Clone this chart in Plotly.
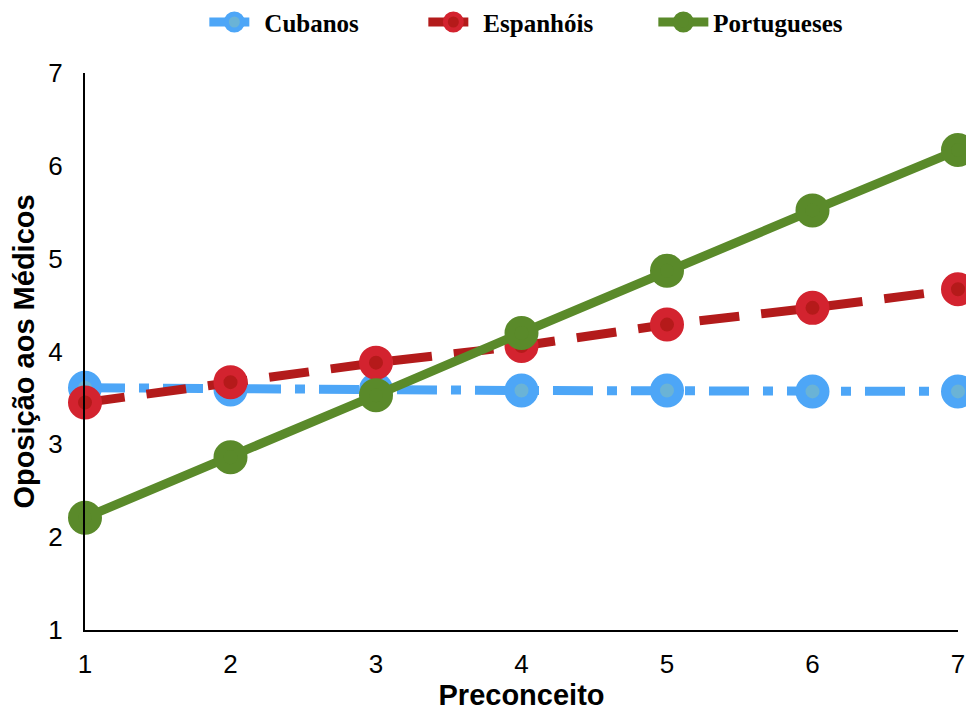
import plotly.graph_objects as go

x_vals = [1, 2, 3, 4, 5, 6, 7]
cubanos = [3.61, 3.59, 3.59, 3.58, 3.58, 3.57, 3.57]
espanhois = [3.45, 3.67, 3.88, 4.06, 4.29, 4.47, 4.67]
portugueses = [2.21, 2.86, 3.53, 4.20, 4.87, 5.52, 6.17]

series = [
    ("Cubanos", cubanos, "#4DA6F7", "#6AB3D6", "40px,14px,10px,14px", 154),
    ("Espanhóis", espanhois, "#D3232F", "#B51A1A", "40px,22px", 165),
    ("Portugueses", portugueses, "#5A8A2A", "#5A8A2A", "solid", 150),
]

fig = go.Figure()
for name, vals, outer, inner, dash, lw in series:
    line_col = "#B31B1B" if name == "Espanhóis" else outer
    fig.add_trace(go.Scatter(
        x=x_vals, y=vals, name=name, mode="lines+markers",
        line=dict(color=line_col, width=9, dash=dash),
        marker=dict(size=24, color=inner, line=dict(color=outer, width=10)),
        cliponaxis=False, legendwidth=lw,
    ))

fig.update_layout(
    width=974, height=713,
    paper_bgcolor="white", plot_bgcolor="white",
    margin=dict(l=77, r=24, t=65, b=91),
    showlegend=True,
    legend=dict(orientation="h", x=0.517, xanchor="center", y=0.980, yanchor="middle",
                yref="container",
                font=dict(family="Liberation Serif", size=25, color="black", weight="bold"),
                itemwidth=50, traceorder="normal"),
    font=dict(family="Liberation Sans", color="black"),
)
fig.update_xaxes(range=[1, 7], tickvals=x_vals, showgrid=False, zeroline=False,
                 showline=True, linecolor="black", linewidth=2, automargin=False,
                 tickfont=dict(size=26, family="Liberation Sans"), ticks="", ticklabelstandoff=10,
                 title=dict(text="<b>Preconceito</b>", font=dict(size=29), standoff=2))
fig.update_yaxes(range=[1, 7], tickvals=[1, 2, 3, 4, 5, 6, 7], showgrid=False, zeroline=False,
                 showline=True, linecolor="black", linewidth=2, automargin=False,
                 tickfont=dict(size=26, family="Liberation Sans"), ticks="", ticklabelstandoff=15,
                 title=dict(text="<b>Oposição aos Médicos</b>", font=dict(size=29), standoff=8))

fig.write_html("out.html")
########################################
# [PROBLEM DETAILS]
Repeat the listing above up to and including the line with "portugueses = [2.21, 2.86, 3.53, 4.20, 4.87, 5.52, 6.17]", starting from its first line. Drop any pictures.

# [TASK RESPONSE]
Clone this chart in Plotly.
import plotly.graph_objects as go

x_vals = [1, 2, 3, 4, 5, 6, 7]
cubanos = [3.61, 3.59, 3.59, 3.58, 3.58, 3.57, 3.57]
espanhois = [3.45, 3.67, 3.88, 4.06, 4.29, 4.47, 4.67]
portugueses = [2.21, 2.86, 3.53, 4.20, 4.87, 5.52, 6.17]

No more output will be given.